- Request
Narrow the data below down to the lines containing "chart".

Extracted data entries
---*---
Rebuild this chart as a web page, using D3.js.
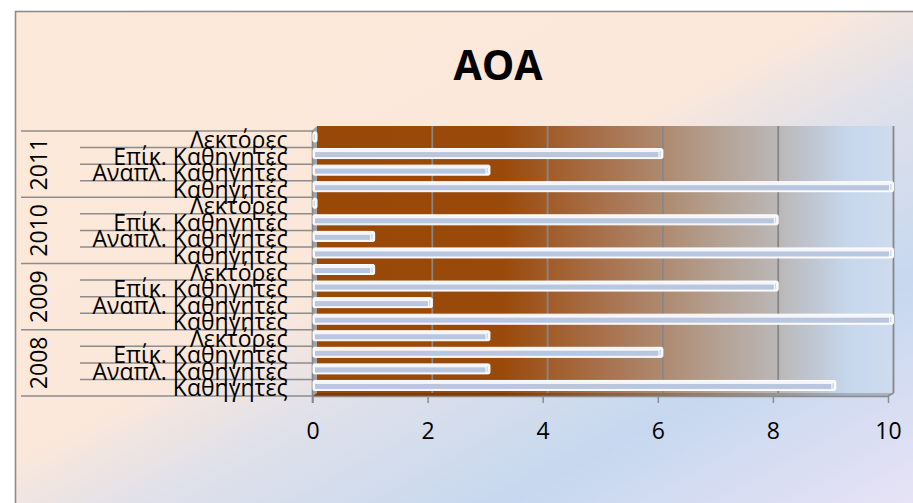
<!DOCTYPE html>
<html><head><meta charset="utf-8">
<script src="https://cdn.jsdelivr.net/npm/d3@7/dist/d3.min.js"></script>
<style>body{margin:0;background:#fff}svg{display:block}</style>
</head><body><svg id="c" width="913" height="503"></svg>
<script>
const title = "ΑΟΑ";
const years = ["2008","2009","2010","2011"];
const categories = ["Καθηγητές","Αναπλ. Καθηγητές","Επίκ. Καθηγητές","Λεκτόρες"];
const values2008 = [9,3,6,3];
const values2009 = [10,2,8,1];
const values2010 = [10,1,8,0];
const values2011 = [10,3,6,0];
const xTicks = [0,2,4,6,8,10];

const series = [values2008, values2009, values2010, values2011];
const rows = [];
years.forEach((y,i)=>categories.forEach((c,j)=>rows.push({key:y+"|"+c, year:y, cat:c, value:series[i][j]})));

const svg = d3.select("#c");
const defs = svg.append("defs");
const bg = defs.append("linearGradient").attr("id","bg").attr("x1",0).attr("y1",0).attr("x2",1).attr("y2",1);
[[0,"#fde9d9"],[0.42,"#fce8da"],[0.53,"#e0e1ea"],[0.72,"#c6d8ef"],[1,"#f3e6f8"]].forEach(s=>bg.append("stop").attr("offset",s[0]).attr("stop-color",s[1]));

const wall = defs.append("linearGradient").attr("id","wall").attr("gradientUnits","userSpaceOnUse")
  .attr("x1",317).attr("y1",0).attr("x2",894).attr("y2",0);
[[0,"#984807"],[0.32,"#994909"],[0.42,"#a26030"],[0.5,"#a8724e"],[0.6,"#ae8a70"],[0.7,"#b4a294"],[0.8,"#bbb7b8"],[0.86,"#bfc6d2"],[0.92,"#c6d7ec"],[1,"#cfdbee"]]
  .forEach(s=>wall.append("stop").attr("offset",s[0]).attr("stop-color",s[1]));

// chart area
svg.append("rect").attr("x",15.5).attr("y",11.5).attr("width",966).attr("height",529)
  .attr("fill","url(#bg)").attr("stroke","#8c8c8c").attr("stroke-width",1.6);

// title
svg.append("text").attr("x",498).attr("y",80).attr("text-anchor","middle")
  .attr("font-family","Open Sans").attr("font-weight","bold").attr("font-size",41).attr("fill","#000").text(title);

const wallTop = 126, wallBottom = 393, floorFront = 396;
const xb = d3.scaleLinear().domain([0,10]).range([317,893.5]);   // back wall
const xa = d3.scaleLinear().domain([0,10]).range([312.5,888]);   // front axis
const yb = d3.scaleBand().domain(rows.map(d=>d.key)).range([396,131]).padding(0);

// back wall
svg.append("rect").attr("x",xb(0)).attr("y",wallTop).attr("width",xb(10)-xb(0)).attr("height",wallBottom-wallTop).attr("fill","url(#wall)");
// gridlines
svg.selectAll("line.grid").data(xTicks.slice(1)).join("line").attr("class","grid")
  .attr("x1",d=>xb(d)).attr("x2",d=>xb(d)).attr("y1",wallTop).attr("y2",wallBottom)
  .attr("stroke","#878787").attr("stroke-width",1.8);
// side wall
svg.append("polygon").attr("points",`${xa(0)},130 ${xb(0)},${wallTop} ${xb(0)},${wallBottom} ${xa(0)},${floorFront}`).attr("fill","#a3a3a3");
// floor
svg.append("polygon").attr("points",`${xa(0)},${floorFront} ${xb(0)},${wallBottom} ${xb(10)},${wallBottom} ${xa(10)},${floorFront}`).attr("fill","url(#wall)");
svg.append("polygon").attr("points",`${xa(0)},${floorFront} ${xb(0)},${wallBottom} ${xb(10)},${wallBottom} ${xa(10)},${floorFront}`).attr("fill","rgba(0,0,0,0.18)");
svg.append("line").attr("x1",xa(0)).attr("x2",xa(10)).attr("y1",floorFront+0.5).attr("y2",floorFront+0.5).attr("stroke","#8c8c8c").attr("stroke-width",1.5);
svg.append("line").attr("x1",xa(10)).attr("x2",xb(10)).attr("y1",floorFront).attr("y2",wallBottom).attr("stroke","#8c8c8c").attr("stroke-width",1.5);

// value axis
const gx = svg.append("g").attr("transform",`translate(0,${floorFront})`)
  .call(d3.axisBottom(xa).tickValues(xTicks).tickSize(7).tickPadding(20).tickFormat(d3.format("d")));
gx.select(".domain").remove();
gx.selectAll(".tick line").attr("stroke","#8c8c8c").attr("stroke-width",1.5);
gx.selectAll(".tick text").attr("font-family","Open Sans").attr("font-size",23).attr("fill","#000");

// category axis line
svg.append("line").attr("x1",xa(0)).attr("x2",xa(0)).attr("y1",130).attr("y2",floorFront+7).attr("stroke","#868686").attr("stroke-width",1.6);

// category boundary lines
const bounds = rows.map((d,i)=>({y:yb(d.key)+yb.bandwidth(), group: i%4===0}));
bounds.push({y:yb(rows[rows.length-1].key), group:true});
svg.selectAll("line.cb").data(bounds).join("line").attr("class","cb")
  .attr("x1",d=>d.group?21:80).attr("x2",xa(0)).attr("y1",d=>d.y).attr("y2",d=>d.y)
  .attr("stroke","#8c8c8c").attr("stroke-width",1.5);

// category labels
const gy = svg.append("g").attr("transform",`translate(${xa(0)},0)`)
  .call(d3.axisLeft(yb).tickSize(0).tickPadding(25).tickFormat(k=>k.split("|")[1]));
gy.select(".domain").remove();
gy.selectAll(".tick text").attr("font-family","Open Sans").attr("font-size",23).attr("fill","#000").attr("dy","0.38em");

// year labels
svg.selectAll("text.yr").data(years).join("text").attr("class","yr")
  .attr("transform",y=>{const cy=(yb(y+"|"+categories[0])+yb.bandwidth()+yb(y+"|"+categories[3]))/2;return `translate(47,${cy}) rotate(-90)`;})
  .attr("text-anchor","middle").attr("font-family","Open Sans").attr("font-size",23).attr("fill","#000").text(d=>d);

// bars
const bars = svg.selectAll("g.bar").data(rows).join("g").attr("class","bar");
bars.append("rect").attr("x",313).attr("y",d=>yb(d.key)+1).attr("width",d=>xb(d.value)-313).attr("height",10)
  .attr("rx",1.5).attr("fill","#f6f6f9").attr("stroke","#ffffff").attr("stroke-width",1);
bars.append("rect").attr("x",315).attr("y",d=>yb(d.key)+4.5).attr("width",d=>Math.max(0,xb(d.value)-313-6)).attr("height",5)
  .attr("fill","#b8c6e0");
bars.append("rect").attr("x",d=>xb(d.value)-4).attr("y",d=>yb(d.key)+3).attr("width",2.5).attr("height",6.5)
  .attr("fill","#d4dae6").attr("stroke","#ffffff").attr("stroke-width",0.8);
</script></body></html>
---*---
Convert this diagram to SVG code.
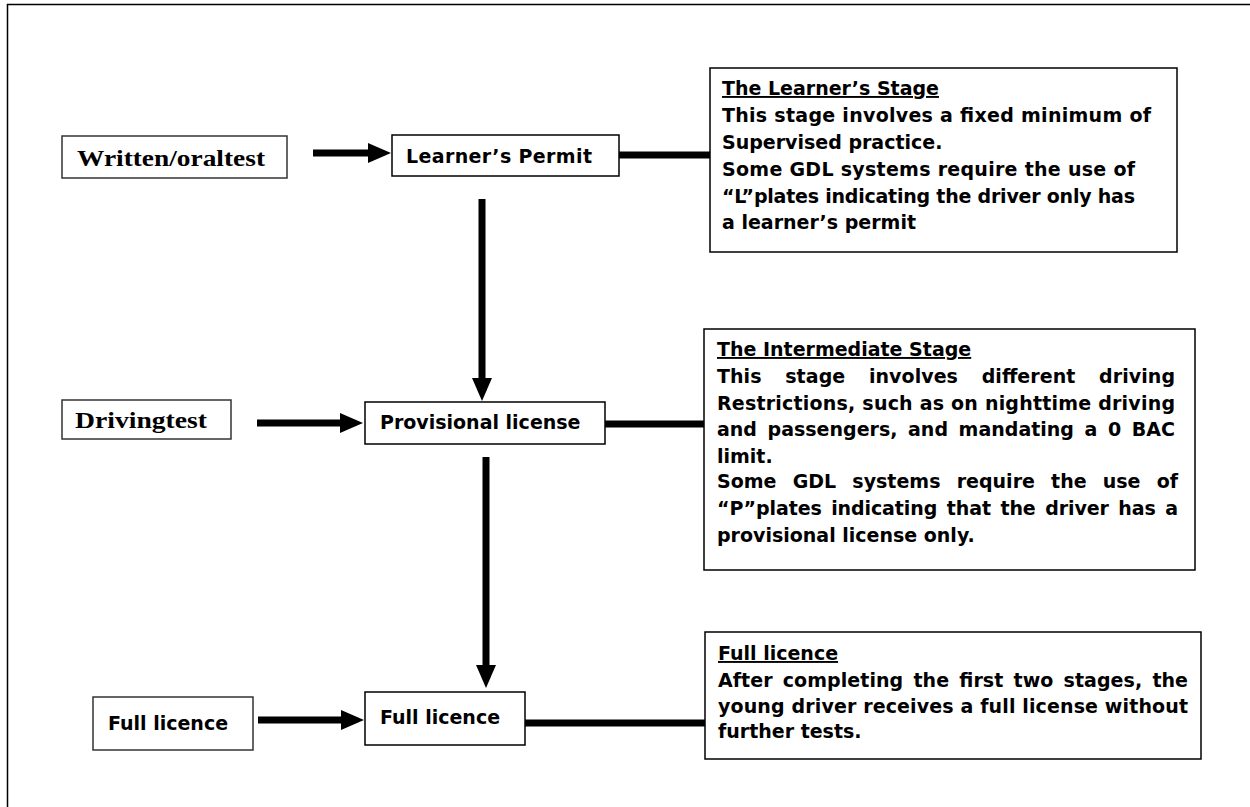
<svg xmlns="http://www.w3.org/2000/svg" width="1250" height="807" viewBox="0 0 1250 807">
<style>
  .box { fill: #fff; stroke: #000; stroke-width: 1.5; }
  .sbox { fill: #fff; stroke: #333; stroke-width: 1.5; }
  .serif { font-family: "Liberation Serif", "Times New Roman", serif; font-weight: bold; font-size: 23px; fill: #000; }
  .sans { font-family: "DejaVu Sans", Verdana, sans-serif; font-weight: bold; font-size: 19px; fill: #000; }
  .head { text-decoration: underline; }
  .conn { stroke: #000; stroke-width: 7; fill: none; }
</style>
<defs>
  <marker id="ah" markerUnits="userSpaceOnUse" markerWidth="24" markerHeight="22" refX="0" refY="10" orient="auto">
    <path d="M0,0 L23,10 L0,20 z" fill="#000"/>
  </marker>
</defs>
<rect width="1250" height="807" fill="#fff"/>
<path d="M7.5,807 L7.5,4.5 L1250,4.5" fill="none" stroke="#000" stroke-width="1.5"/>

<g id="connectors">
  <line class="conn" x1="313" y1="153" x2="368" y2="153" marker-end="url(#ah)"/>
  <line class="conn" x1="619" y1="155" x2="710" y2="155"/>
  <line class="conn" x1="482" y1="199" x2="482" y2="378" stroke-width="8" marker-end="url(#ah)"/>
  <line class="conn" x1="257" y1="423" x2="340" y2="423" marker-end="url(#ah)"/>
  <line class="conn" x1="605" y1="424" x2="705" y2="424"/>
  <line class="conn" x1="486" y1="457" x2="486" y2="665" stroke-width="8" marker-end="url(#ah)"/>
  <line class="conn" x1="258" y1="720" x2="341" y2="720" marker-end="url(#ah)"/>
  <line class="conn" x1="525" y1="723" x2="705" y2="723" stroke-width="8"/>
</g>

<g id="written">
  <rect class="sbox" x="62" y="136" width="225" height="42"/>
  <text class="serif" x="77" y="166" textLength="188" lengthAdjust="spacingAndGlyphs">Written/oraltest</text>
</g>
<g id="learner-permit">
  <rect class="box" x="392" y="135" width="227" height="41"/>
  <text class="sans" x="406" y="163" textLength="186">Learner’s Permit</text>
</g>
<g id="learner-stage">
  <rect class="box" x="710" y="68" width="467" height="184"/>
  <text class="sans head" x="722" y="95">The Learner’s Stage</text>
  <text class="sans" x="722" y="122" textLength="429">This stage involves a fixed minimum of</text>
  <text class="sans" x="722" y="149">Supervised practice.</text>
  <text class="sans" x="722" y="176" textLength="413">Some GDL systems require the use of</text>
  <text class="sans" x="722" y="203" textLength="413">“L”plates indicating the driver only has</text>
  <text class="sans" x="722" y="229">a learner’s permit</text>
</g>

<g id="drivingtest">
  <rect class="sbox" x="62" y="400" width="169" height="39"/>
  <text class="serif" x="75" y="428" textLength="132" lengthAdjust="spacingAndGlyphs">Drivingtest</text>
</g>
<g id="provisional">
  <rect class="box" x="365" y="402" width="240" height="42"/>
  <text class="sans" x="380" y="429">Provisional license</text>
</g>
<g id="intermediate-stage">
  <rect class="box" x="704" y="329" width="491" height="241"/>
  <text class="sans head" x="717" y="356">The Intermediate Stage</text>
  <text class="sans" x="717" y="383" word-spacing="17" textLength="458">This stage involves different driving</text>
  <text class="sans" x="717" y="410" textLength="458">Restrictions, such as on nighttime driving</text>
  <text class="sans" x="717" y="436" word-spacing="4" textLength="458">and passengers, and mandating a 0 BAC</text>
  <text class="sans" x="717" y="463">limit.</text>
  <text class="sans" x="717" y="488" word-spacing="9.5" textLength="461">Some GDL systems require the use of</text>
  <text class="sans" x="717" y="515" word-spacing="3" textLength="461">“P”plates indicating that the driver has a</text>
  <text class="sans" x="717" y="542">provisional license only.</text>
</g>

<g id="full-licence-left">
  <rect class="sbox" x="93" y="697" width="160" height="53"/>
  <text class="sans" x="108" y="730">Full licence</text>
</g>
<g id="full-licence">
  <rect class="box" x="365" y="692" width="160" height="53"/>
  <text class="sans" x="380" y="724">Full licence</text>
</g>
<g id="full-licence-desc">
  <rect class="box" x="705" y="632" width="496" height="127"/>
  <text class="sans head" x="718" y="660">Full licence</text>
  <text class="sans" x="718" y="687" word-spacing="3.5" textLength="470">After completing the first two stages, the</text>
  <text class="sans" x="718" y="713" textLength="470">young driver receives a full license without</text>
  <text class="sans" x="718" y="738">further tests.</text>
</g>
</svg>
---*---
- Answer to the task
Rebuild this chart as a web page, using D3.js.
// chart area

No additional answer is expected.